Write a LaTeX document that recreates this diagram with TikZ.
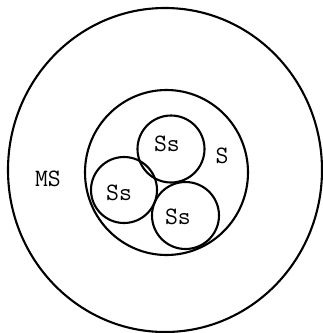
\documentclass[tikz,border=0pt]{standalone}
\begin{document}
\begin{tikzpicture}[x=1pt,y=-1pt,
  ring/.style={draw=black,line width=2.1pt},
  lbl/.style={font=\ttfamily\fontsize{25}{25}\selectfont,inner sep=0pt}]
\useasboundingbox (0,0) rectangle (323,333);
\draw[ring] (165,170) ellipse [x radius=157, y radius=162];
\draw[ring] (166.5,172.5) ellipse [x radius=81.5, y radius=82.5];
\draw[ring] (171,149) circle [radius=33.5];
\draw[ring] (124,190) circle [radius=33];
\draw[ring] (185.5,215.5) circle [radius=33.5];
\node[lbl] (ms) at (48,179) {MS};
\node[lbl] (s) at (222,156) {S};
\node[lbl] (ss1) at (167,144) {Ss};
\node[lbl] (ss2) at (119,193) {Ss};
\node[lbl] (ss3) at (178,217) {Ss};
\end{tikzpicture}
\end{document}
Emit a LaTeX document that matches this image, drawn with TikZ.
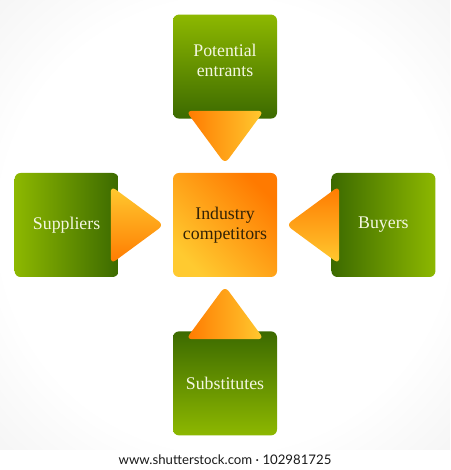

_Written task_. Repeat the material above in full and unchanged, minus its images.

_Result_.
Write a LaTeX document that recreates this diagram with TikZ.
\documentclass[tikz,border=0pt]{standalone}
\begin{document}
\begin{tikzpicture}[x=1pt,y=-1pt,
  ring/.style={draw=black,line width=2.1pt},
  lbl/.style={font=\ttfamily\fontsize{25}{25}\selectfont,inner sep=0pt}]
\useasboundingbox (0,0) rectangle (323,333);
\draw[ring] (165,170) ellipse [x radius=157, y radius=162];
\draw[ring] (166.5,172.5) ellipse [x radius=81.5, y radius=82.5];
\draw[ring] (171,149) circle [radius=33.5];
\draw[ring] (124,190) circle [radius=33];
\draw[ring] (185.5,215.5) circle [radius=33.5];
\node[lbl] (ms) at (48,179) {MS};
\node[lbl] (s) at (222,156) {S};
\node[lbl] (ss1) at (167,144) {Ss};
\node[lbl] (ss2) at (119,193) {Ss};
\node[lbl] (ss3) at (178,217) {Ss};
\end{tikzpicture}
\end{document}
Emit a LaTeX document that matches this image, drawn with TikZ.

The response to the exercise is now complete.